12 January 2018

Action Games Expand Cognitive Abilities

The human brain is malleable, it learns and adapts. Numerous research studies have focused on the impact of action video games on the brain by measuring cognitive abilities, such as perception, attention and reaction time. An international team of psychologists, led by the University of Geneva (UNIGE), Switzerland, has assembled data from the last fifteen years to quantify how action video games impact cognition. The present study focuses on one specific video game genre, action video (war or shooter) games that have long been considered as mind-numbing and how they influence the cognitive skills of players. A total of 8,970 individuals between the ages of 6 and 40, including action gamers and non-gamers, took a number of psychometric tests in studies conducted by laboratories across the world with the aim of evaluating their cognitive abilities. The assessments included spatial attention (e.g. quickly detecting a dog in a herd of animals) as well as assessing their skills at managing multiple tasks simultaneously and changing their plans according to pre-determined rules.

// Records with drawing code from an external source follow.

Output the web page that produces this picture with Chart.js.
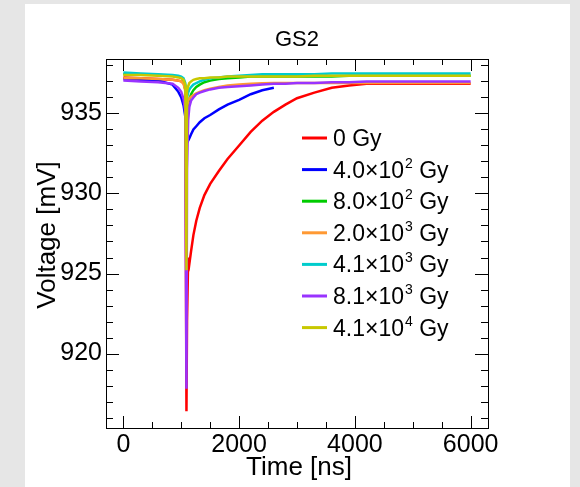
<!DOCTYPE html>
<html>
<head>
<meta charset="utf-8">
<script src="https://cdn.jsdelivr.net/npm/chart.js@4.4.1/dist/chart.umd.min.js"></script>
<style>
  html, body { margin: 0; padding: 0; background: #e6e6e6; }
  #panel { position: absolute; left: 25px; top: 4px; width: 545px; height: 483px; background: #fff; }
  canvas { display: block; }
</style>
</head>
<body>
<div id="panel"><canvas id="chart" width="545" height="483"></canvas></div>
<script>
// time axis shared by all traces (ns)
const timeNs = [0, 300, 600, 850, 950, 1000, 1040, 1070, 1090, 1100, 1120, 1140, 1170, 1210, 1260, 1320, 1400, 1500,
  1650, 1800, 2000, 2200, 2400, 2600, 2800, 3000, 3300, 3600, 3900, 4200, 4500, 5000, 5500, 6000];

// voltage traces (mV); the 4.0x10^2 Gy trace stops at ~2600 ns
const dose0 = [937.25, 937.2, 937.15, 937.1, 937.05, 937.0, 936.9, 936.5, 916.4, 922.0, 926.0, 925.6, 926.4, 927.4, 928.3, 929.1, 929.9, 930.6,
  931.4, 932.15, 933.0, 933.85, 934.55, 935.1, 935.55, 935.95, 936.3, 936.6, 936.75, 936.85, 936.85, 936.85, 936.85, 936.85];
const dose4e2 = [937.15, 937.1, 937.05, 936.8, 936.35, 936.0, 935.5, 934.8, 933.8, 933.4, 933.3, 933.45, 933.7, 934.0, 934.2, 934.45, 934.7, 934.9,
  935.25, 935.55, 935.85, 936.2, 936.45, 936.6, null, null, null, null, null, null, null, null, null, null];
const dose8e2 = [937.45, 937.45, 937.4, 937.35, 937.3, 937.25, 937.1, 936.7, 935.0, 935.3, 935.6, 935.9, 936.2, 936.45, 936.65, 936.8, 936.95, 937.05,
  937.15, 937.2, 937.25, 937.3, 937.3, 937.3, 937.3, 937.3, 937.3, 937.3, 937.35, 937.35, 937.35, 937.35, 937.35, 937.35];
const dose2e3 = [937.2, 937.2, 937.15, 937.1, 937.05, 937.0, 936.85, 936.4, 934.9, 935.4, 935.8, 935.95, 936.05, 936.15, 936.25, 936.35, 936.45, 936.55,
  936.65, 936.75, 936.8, 936.85, 936.88, 936.9, 936.9, 936.9, 936.9, 936.9, 936.9, 936.9, 936.9, 936.9, 936.9, 936.9];
const dose41e3 = [937.55, 937.5, 937.45, 937.4, 937.35, 937.3, 937.2, 936.9, 935.8, 936.0, 936.3, 936.5, 936.65, 936.8, 936.9, 937.0, 937.1, 937.2,
  937.25, 937.3, 937.35, 937.4, 937.45, 937.45, 937.45, 937.45, 937.45, 937.5, 937.5, 937.5, 937.5, 937.5, 937.5, 937.5];
const dose81e3 = [937.05, 937.0, 936.95, 936.85, 936.6, 936.35, 935.9, 935.1, 917.8, 931.5, 934.6, 935.4, 935.8, 936.0, 936.2, 936.3, 936.4, 936.5,
  936.6, 936.65, 936.7, 936.75, 936.8, 936.85, 936.85, 936.9, 936.9, 936.95, 936.95, 937.0, 937.0, 937.0, 937.0, 937.0];
const dose41e4 = [937.4, 937.4, 937.35, 937.3, 937.25, 937.2, 937.1, 936.8, 925.2, 936.4, 936.7, 936.9, 937.0, 937.1, 937.15, 937.2, 937.2, 937.25,
  937.25, 937.3, 937.3, 937.3, 937.3, 937.3, 937.3, 937.3, 937.35, 937.35, 937.35, 937.35, 937.35, 937.35, 937.35, 937.35];

const series = [dose0, dose4e2, dose8e2, dose2e3, dose41e3, dose81e3, dose41e4];
const seriesLabels = ['0 Gy', '4.0\u00d710^2 Gy', '8.0\u00d710^2 Gy', '2.0\u00d710^3 Gy', '4.1\u00d710^3 Gy', '8.1\u00d710^3 Gy', '4.1\u00d710^4 Gy'];
const seriesColors = ['#ff0000', '#0000ff', '#00cc00', '#ff9933', '#00cccc', '#9933ff', '#c8c800'];

const xTicks = [0, 2000, 4000, 6000];
const yTicks = [920, 925, 930, 935];

const FONT = "'Liberation Sans', Arial, sans-serif";

// frame + ROOT-style inner ticks on all four sides
const frameTicks = {
  id: 'frameTicks',
  afterDatasetsDraw(chart) {
    const { ctx, chartArea: a, scales: { x, y } } = chart;
    ctx.save();
    ctx.strokeStyle = '#000';
    ctx.lineWidth = 1;
    ctx.beginPath();
    for (let v = 0; v <= 6000; v += 500) {
      const px = Math.round(x.getPixelForValue(v)) + 0.5;
      const len = xTicks.includes(v) ? 12 : 6;
      ctx.moveTo(px, a.bottom); ctx.lineTo(px, a.bottom - len);
      ctx.moveTo(px, a.top); ctx.lineTo(px, a.top + len);
    }
    for (let v = Math.ceil(y.min); v <= y.max; v++) {
      const py = Math.round(y.getPixelForValue(v)) + 0.5;
      const len = yTicks.includes(v) ? 13 : 7;
      ctx.moveTo(a.left, py); ctx.lineTo(a.left + len, py);
      ctx.moveTo(a.right, py); ctx.lineTo(a.right - len, py);
    }
    ctx.stroke();
    ctx.strokeRect(Math.round(a.left) + 0.5, Math.round(a.top) + 0.5,
      Math.round(a.right - a.left), Math.round(a.bottom - a.top));
    ctx.restore();
  }
};

// title and axis titles, placed like the ROOT canvas
const texts = {
  id: 'texts',
  afterDraw(chart) {
    const { ctx, chartArea: a } = chart;
    ctx.save();
    ctx.fillStyle = '#000';
    ctx.textAlign = 'center';
    ctx.textBaseline = 'middle';
    ctx.font = `22px ${FONT}`;
    ctx.fillText('GS2', (a.left + a.right) / 2, 36);
    ctx.font = `26px ${FONT}`;
    ctx.fillText('Time [ns]', (a.left + a.right) / 2 + 2, 464);
    ctx.translate(23, 231);
    ctx.rotate(-Math.PI / 2);
    ctx.fillText('Voltage [mV]', 0, 0);
    ctx.restore();
  }
};

// legend inside the frame, with raised exponents
const insideLegend = {
  id: 'insideLegend',
  afterDraw(chart) {
    const { ctx } = chart;
    const x0 = 277, y0 = 134, step = 31.6;
    ctx.save();
    ctx.textBaseline = 'alphabetic';
    chart.data.datasets.forEach((ds, i) => {
      const yc = y0 + i * step;
      ctx.strokeStyle = ds.borderColor;
      ctx.lineWidth = 3;
      ctx.beginPath();
      ctx.moveTo(x0, yc); ctx.lineTo(x0 + 25, yc);
      ctx.stroke();
      ctx.fillStyle = '#000';
      const base = yc + 8;
      let tx = x0 + 31;
      const m = seriesLabels[i].match(/^(.*)\^(\d)(.*)$/);
      ctx.font = `23px ${FONT}`;
      if (!m) {
        ctx.fillText(seriesLabels[i], tx, base);
      } else {
        ctx.fillText(m[1], tx, base);
        tx += ctx.measureText(m[1]).width + 1;
        ctx.font = `14px ${FONT}`;
        ctx.fillText(m[2], tx, base - 10);
        tx += ctx.measureText(m[2]).width;
        ctx.font = `23px ${FONT}`;
        ctx.fillText(m[3], tx, base);
      }
    });
    ctx.restore();
  }
};

new Chart(document.getElementById('chart'), {
  type: 'line',
  data: {
    datasets: series.map((vals, i) => ({
      label: seriesLabels[i],
      data: timeNs.map((t, k) => ({ x: t, y: vals[k] })),
      borderColor: seriesColors[i],
      borderWidth: 2.5,
      pointRadius: 0,
      tension: 0,
      spanGaps: false,
      order: series.length - i
    }))
  },
  options: {
    responsive: false,
    animation: false,
    events: [],
    layout: { padding: { right: 82, left: 0, bottom: 0, top: 55 } },
    plugins: {
      legend: { display: false },
      tooltip: { enabled: false },
      title: { display: false }
    },
    scales: {
      x: {
        type: 'linear',
        min: -300,
        max: 6300,
        grid: { display: false, drawTicks: false },
        border: { display: false },
        afterBuildTicks: s => { s.ticks = xTicks.map(v => ({ value: v })); },
        afterFit: s => { s.height = 59; },
        ticks: { color: '#000', padding: 2, maxRotation: 0, font: { family: FONT, size: 25 }, callback: v => String(v) }
      },
      y: {
        min: 915.35,
        max: 938.4,
        grid: { display: false, drawTicks: false },
        border: { display: false },
        afterBuildTicks: s => { s.ticks = yTicks.map(v => ({ value: v })); },
        afterFit: s => { s.width = 81; },
        ticks: { color: '#000', padding: 4, font: { family: FONT, size: 25 }, callback: v => String(v) }
      }
    }
  },
  plugins: [frameTicks, texts, insideLegend]
});
</script>
</body>
</html>
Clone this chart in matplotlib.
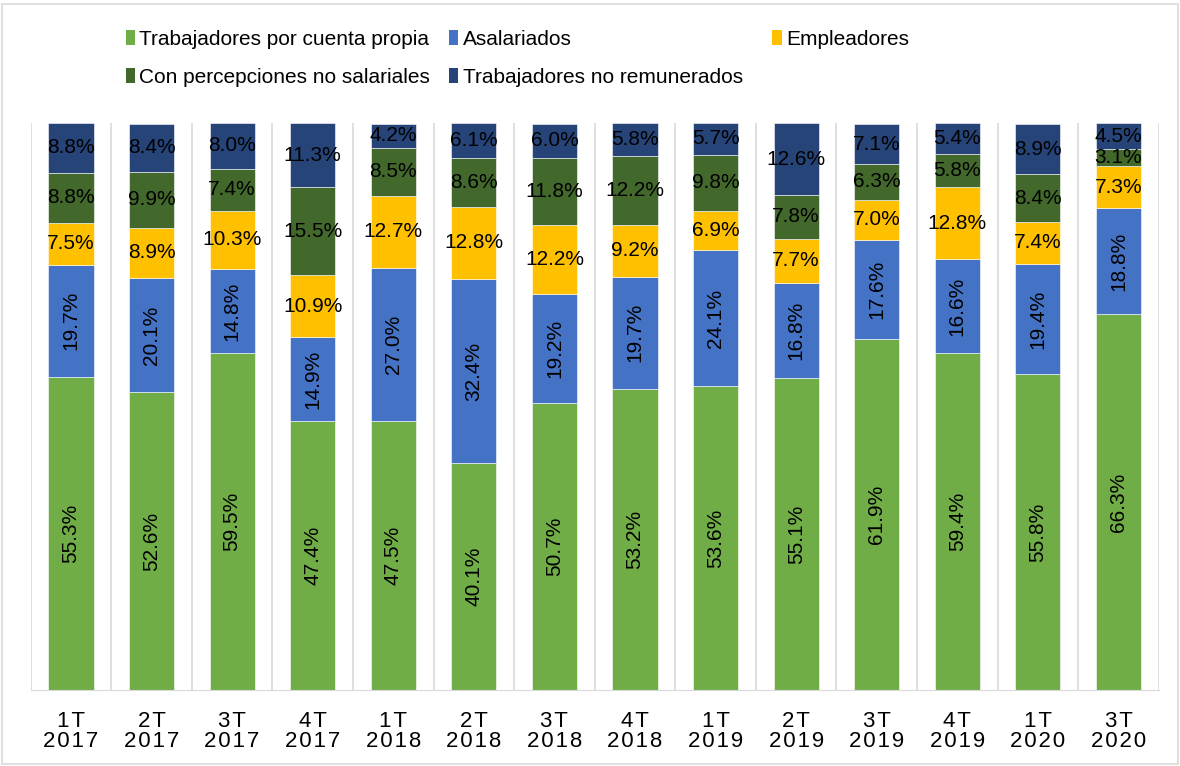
import numpy as np
import matplotlib
matplotlib.use("Agg")
import matplotlib.pyplot as plt
from matplotlib.patches import Rectangle, Patch

plt.rcParams['font.family'] = ['Liberation Sans', 'DejaVu Sans']

# data (percent of total)
quarters = ['1T', '2T', '3T', '4T', '1T', '2T', '3T', '4T', '1T', '2T', '3T', '4T', '1T', '3T']
years = ['2017', '2017', '2017', '2017', '2018', '2018', '2018', '2018',
         '2019', '2019', '2019', '2019', '2020', '2020']
cuenta_propia = [55.3, 52.6, 59.5, 47.4, 47.5, 40.1, 50.7, 53.2, 53.6, 55.1, 61.9, 59.4, 55.8, 66.3]
asalariados = [19.7, 20.1, 14.8, 14.9, 27.0, 32.4, 19.2, 19.7, 24.1, 16.8, 17.6, 16.6, 19.4, 18.8]
empleadores = [7.5, 8.9, 10.3, 10.9, 12.7, 12.8, 12.2, 9.2, 6.9, 7.7, 7.0, 12.8, 7.4, 7.3]
no_salariales = [8.8, 9.9, 7.4, 15.5, 8.5, 8.6, 11.8, 12.2, 9.8, 7.8, 6.3, 5.8, 8.4, 3.1]
no_remunerados = [8.8, 8.4, 8.0, 11.3, 4.2, 6.1, 6.0, 5.8, 5.7, 12.6, 7.1, 5.4, 8.9, 4.5]

series = [
    ('Trabajadores por cuenta propia', cuenta_propia, '#70AD47', 90),
    ('Asalariados', asalariados, '#4472C4', 90),
    ('Empleadores', empleadores, '#FFC000', 0),
    ('Con percepciones no salariales', no_salariales, '#43682B', 0),
    ('Trabajadores no remunerados', no_remunerados, '#264478', 0),
]

def spaced(s):
    # slight letter spacing, as in the original axis labels
    return '\u200a'.join(s)

fig = plt.figure(figsize=(11.8, 7.66), dpi=100)
ax = fig.add_axes([0.026, 0.099, 0.956, 0.740])

x = np.arange(len(quarters))
bottom = np.zeros(len(quarters))
handles = []
for name, vals, col, rot in series:
    vals = np.array(vals)
    ax.bar(x, vals, 0.56, bottom=bottom, color=col, edgecolor='#ffffff', linewidth=0.4, zorder=2)
    for xi, b, v in zip(x, bottom, vals):
        ax.text(xi, b + v / 2, f'{v:.1f}%', ha='center', va='center', rotation=rot,
                fontsize=15, color='black', zorder=3)
    handles.append(Patch(facecolor=col, label=name))
    bottom += vals

ax.set_xlim(-0.5, len(quarters) - 0.5)
ax.set_ylim(0, 100)
for xi in np.arange(-0.5, len(quarters), 1.0):
    ax.axvline(xi, color='#D9D9D9', linewidth=1.2, zorder=1)
ax.set_xticks(x)
ax.set_xticklabels([spaced(q) + '\n' + spaced(y) for q, y in zip(quarters, years)],
                   fontsize=16, linespacing=0.95)
ax.tick_params(axis='x', length=0, pad=15)
ax.set_yticks([])
for s in ['top', 'left', 'right']:
    ax.spines[s].set_visible(False)
ax.spines['bottom'].set_color('#D9D9D9')

# legend laid out in equal-width columns, row-major like the original
columns = [[0, 3], [1, 4], [2]]
col_x = [0.1065, 0.3805, 0.6545]
for idx, cx in zip(columns, col_x):
    leg = fig.legend([handles[i] for i in idx], [handles[i].get_label() for i in idx],
                     loc='upper left', bbox_to_anchor=(cx, 0.961), frameon=False,
                     fontsize=15, handlelength=0.45, handleheight=0.7, handletextpad=0.2,
                     labelspacing=0.9, borderpad=0, borderaxespad=0)

fig.patches.append(Rectangle((0.002, 0.003), 0.996, 0.992, transform=fig.transFigure,
                             fill=False, edgecolor='#D9D9D9', linewidth=1.2))

fig.savefig('out.png', dpi=100)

It was found that the cognition of gamers was better by one-half of a standard deviation compared to non-gamers.


The psychologists proceeded to analyze intervention studies as part of the second meta-analysis. 2,883 people (men and women) who played for a maximum of one hour a week were first tested for their cognitive abilities and then randomly divided into two groups: one played action games (war or shooter games), the other played control games (SIMS, Puzzle, Tetris). Both groups played for at least 8 hours over a week and up to 50 hours over 12 weeks. At the end of the training, participants underwent cognitive testing to measure any changes in their cognitive abilities. The results were beyond dispute: individuals playing action videos increased their cognition more than those playing the control games with the difference in cognitive abilities between these two training groups being of one-third of a standard deviation. Despite the good news for avid gamers, it is worth highlighting that these beneficial effects were observed in studies that asked individuals to space their game play out over a period of many weeks to months rather than to engage in a large amount of gaming in a single sitting. As is true in any learning activity, short bouts of repeated practice is much preferred over binging.